__DATA EXTRACT__
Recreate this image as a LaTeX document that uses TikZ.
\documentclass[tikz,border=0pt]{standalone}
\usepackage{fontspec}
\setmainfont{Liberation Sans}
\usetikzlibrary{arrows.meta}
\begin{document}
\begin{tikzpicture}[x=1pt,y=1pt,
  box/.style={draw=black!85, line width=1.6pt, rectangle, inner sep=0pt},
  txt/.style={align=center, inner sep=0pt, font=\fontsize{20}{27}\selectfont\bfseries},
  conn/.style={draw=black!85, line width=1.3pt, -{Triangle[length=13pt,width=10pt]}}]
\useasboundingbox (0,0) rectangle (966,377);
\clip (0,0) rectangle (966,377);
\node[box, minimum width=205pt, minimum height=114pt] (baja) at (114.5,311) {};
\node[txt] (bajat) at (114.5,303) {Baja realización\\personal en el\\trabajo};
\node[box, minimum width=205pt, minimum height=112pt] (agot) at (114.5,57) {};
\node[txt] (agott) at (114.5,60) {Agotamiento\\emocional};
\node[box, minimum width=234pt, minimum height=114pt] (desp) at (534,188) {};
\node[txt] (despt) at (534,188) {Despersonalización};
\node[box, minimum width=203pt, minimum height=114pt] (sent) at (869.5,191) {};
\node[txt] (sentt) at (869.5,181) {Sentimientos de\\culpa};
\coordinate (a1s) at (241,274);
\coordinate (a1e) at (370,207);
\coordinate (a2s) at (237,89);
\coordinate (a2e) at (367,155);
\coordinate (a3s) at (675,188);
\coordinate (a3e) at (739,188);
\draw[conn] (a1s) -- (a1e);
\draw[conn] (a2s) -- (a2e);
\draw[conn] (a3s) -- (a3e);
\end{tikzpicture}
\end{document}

__TO BE DONE__
Retype the listing. Match it exactly.

__THE RESPONSE__
Recreate this image as a LaTeX document that uses TikZ.
\documentclass[tikz,border=0pt]{standalone}
\usepackage{fontspec}
\setmainfont{Liberation Sans}
\usetikzlibrary{arrows.meta}
\begin{document}
\begin{tikzpicture}[x=1pt,y=1pt,
  box/.style={draw=black!85, line width=1.6pt, rectangle, inner sep=0pt},
  txt/.style={align=center, inner sep=0pt, font=\fontsize{20}{27}\selectfont\bfseries},
  conn/.style={draw=black!85, line width=1.3pt, -{Triangle[length=13pt,width=10pt]}}]
\useasboundingbox (0,0) rectangle (966,377);
\clip (0,0) rectangle (966,377);
\node[box, minimum width=205pt, minimum height=114pt] (baja) at (114.5,311) {};
\node[txt] (bajat) at (114.5,303) {Baja realización\\personal en el\\trabajo};
\node[box, minimum width=205pt, minimum height=112pt] (agot) at (114.5,57) {};
\node[txt] (agott) at (114.5,60) {Agotamiento\\emocional};
\node[box, minimum width=234pt, minimum height=114pt] (desp) at (534,188) {};
\node[txt] (despt) at (534,188) {Despersonalización};
\node[box, minimum width=203pt, minimum height=114pt] (sent) at (869.5,191) {};
\node[txt] (sentt) at (869.5,181) {Sentimientos de\\culpa};
\coordinate (a1s) at (241,274);
\coordinate (a1e) at (370,207);
\coordinate (a2s) at (237,89);
\coordinate (a2e) at (367,155);
\coordinate (a3s) at (675,188);
\coordinate (a3e) at (739,188);
\draw[conn] (a1s) -- (a1e);
\draw[conn] (a2s) -- (a2e);
\draw[conn] (a3s) -- (a3e);
\end{tikzpicture}
\end{document}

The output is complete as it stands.